- Location: 27°43′02″N 85°19′26″E﻿ / ﻿27.7172°N 85.3240°E Kathmandu, Nepal
- Date: Nov 2002
- Target: Hom Bahadur Bagale
- Attack type: Torture, Ill-treatment
- Victim: Hom Bahadur Bagale
- Perpetrators: Armed Police Force and Royal Nepalese Army

= Torture of Hom Bahadur Bagale =

Hom Bahadur Bagale was a police sub-inspector in Nepal Police serving from 13 February 1984. He had been serving as a technical sub-inspector in the police band and was accused of stealing gold from his superior.
Bagale was detained without being presented to court within 24 hours. He was kept in custody, handcuffed, and was forced to wear a hood and placed in solitary confinements. He was captured and tortured on 28 November 2002. Bagale managed to escape and then he was again taken to Armed Police Battalion on 5 February 2003 and detained until 3 April 2003. He was further detained on 20 March 2006 at the Armed Police Battalion No. 1 until 22 March 2006 and then he was detained and brought to the police facility at Hanumandhoka where he was held until March 28, 2006. He was tortured and ill-treated. His tortures and captivity were ruled illegal by the court. Concerns of his safety was raised by international organizations and the wider public.

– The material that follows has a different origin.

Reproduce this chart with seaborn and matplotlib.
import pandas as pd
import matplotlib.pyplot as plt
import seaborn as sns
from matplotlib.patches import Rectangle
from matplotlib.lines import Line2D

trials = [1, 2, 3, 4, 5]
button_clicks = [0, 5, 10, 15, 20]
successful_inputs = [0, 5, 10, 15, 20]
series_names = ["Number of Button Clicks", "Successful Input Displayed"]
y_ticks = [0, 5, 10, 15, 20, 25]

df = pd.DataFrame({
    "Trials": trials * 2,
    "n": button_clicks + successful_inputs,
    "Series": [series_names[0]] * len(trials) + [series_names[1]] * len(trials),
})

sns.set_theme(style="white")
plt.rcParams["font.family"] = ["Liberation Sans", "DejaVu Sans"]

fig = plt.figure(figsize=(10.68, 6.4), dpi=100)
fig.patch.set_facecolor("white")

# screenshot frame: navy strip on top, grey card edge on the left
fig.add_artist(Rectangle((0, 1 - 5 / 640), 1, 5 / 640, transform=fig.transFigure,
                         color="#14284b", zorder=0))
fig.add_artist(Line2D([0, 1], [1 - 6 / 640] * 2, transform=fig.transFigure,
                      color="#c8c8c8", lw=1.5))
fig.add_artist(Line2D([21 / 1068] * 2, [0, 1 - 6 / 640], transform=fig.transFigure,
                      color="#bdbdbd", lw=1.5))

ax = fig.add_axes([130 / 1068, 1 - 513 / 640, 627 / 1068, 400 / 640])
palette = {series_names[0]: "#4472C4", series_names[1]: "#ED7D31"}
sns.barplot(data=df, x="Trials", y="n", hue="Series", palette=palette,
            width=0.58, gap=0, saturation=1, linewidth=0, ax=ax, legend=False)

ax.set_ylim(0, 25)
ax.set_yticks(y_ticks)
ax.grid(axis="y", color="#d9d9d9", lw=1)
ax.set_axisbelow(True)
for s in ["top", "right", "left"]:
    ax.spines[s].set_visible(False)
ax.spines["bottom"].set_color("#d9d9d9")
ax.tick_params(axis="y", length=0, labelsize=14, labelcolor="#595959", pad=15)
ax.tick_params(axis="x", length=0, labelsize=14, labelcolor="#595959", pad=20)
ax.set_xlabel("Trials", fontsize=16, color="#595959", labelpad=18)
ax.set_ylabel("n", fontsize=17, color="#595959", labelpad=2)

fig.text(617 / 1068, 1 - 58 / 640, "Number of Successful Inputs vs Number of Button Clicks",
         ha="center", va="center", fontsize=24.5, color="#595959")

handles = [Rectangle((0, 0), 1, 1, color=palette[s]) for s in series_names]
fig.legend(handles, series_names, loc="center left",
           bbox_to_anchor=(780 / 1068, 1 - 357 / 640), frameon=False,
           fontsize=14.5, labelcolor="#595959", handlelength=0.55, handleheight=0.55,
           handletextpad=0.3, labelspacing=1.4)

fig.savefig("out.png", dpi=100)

==Courts and legal fights==
Bagale filed a complaint to Nepal Police Headquarters about ill-treatment beating and torture without a proper warrant and registration of the case. He also filed a complaint in the Kathmandu District Court on 10 January 2003, but was pressured and compelled to withdraw the complaints. On 4 April 2003, Bagale filed a petition before the National Human Rights Commission (NHRC) and the Chief District Officer. Kathmandu District Court rejected Bagale's complaint, Appellate upheld KDC's ruling and in September 2014 the Supreme Court also upheld the ruling by lower courts.

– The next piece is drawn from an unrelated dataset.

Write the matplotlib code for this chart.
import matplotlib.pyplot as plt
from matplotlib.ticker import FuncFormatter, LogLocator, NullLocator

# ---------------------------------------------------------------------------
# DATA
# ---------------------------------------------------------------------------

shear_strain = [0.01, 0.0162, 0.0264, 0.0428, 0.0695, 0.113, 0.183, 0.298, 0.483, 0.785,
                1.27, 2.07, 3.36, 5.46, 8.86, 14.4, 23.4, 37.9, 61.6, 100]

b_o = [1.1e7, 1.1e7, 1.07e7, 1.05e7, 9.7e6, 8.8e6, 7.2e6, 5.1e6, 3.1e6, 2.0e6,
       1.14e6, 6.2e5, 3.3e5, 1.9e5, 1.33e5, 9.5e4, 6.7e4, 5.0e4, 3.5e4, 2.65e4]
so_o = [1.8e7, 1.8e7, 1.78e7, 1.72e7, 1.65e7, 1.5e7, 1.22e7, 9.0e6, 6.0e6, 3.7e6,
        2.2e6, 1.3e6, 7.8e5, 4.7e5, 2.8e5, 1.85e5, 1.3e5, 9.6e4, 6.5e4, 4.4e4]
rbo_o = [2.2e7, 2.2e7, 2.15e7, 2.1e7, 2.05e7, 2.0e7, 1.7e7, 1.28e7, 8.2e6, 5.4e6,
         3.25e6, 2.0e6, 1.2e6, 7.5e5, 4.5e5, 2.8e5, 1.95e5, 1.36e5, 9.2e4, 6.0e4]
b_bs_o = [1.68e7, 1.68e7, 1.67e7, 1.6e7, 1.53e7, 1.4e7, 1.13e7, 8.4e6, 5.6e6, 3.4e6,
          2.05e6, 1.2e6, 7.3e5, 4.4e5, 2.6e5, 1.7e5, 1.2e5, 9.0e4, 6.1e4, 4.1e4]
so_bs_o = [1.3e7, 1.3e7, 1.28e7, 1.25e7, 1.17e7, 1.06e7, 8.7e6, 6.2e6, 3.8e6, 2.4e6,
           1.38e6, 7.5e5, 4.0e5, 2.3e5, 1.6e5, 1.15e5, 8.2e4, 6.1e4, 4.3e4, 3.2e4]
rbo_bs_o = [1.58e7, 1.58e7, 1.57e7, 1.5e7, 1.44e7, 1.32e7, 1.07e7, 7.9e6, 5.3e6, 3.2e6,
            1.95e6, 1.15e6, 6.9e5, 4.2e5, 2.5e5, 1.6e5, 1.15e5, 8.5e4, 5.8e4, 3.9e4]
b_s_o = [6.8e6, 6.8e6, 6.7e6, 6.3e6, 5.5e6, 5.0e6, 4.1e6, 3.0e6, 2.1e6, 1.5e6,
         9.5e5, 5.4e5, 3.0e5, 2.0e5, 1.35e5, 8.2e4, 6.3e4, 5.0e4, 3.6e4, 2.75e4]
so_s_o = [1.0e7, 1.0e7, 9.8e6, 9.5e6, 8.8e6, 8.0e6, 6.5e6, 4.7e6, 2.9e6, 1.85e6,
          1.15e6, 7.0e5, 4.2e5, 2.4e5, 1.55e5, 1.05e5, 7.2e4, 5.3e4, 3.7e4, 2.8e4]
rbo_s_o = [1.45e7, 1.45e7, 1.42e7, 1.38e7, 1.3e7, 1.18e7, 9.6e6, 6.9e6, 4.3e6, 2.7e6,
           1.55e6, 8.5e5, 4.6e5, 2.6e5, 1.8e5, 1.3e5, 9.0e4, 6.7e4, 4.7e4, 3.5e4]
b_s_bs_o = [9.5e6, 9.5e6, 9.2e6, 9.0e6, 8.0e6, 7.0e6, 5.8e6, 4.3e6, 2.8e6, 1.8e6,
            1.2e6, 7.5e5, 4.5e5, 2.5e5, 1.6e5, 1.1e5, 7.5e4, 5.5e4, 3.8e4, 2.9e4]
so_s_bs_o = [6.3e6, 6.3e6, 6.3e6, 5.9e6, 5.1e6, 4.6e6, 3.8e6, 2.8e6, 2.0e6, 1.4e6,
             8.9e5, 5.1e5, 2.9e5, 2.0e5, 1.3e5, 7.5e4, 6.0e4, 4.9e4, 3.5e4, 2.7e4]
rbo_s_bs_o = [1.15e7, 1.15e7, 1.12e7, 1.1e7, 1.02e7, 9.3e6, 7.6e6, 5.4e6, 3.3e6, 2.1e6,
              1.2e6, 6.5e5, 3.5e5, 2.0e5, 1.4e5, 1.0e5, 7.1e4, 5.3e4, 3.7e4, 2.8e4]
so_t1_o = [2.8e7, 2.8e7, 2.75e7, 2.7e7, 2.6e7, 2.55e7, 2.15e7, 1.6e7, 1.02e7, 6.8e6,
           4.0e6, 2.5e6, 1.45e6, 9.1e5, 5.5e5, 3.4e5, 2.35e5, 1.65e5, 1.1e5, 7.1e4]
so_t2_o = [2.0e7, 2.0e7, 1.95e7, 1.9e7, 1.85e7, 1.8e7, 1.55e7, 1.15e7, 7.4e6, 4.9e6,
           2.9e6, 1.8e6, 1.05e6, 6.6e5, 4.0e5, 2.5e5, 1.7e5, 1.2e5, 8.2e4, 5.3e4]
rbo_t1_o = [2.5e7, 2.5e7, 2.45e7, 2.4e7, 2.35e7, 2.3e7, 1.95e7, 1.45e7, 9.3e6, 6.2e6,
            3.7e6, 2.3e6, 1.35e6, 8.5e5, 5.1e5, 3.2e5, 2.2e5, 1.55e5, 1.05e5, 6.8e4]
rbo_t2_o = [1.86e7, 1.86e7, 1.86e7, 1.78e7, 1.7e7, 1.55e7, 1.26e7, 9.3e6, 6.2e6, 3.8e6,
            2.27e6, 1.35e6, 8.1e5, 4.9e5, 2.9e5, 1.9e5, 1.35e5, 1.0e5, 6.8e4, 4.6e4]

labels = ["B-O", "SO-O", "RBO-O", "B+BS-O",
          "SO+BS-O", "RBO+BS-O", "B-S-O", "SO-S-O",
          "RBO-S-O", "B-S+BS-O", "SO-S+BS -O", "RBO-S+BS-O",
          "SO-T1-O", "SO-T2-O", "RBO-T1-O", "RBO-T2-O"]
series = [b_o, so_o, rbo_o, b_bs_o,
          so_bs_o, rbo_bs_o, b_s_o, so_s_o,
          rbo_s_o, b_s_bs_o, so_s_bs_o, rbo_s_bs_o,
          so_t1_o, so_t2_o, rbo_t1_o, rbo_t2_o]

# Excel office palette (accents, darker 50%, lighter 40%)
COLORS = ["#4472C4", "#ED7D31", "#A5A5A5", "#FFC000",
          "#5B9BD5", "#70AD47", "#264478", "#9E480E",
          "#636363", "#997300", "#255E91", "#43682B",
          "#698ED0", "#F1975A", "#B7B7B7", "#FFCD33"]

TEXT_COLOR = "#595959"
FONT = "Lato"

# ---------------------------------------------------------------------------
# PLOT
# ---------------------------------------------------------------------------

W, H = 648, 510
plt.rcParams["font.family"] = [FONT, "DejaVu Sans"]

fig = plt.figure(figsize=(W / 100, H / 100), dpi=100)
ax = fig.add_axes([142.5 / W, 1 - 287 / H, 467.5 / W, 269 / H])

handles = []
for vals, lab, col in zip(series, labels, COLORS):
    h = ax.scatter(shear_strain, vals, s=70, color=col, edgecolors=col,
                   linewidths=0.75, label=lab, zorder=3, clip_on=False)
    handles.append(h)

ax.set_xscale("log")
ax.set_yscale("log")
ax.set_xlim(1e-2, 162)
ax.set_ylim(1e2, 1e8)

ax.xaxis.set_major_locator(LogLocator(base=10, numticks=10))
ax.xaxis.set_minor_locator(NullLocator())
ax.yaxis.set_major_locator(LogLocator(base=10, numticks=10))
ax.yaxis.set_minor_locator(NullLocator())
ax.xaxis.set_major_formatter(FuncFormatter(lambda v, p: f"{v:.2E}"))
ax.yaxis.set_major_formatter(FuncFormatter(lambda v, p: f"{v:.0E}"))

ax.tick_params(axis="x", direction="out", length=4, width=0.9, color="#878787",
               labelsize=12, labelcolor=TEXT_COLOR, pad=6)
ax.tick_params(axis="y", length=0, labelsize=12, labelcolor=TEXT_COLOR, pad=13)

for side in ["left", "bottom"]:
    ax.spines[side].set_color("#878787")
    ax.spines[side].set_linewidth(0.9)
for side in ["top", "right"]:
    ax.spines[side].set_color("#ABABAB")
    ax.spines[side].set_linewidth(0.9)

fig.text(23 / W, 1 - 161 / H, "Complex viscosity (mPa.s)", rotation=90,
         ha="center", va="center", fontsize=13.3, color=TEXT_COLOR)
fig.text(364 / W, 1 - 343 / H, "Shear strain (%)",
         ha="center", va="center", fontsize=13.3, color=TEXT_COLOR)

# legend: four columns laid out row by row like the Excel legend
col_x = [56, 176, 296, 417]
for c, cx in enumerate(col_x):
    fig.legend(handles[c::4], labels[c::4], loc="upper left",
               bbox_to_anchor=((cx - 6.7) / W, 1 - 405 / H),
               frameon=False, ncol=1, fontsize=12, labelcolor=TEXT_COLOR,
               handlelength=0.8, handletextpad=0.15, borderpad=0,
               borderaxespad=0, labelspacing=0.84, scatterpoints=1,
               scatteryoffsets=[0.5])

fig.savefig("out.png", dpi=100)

On 26 April 2006, Mr. Bagale filed a petition to the Kathmandu District Court against 12 perpetrator policemen. He asked for the reparation of Nepalese Rupees 100,000. On 18 September 2008, Kathmandu District Court ruled that Bagale had been tortured and ordered the government to provide the reparation of Rupees 21,000 but denied to take departmental action against the perpetrators. Bagale did not receive the compensation as the court ruled out. In 2015, Bagale filed a case with the Human Rights Committee with support from TRIAL International. HRC decided in November 2020 that Mr. Bagale was the victim of the violation of the rights against liberty, security, privacy, and arbitrary interference with family and was indicated the various reparation measures.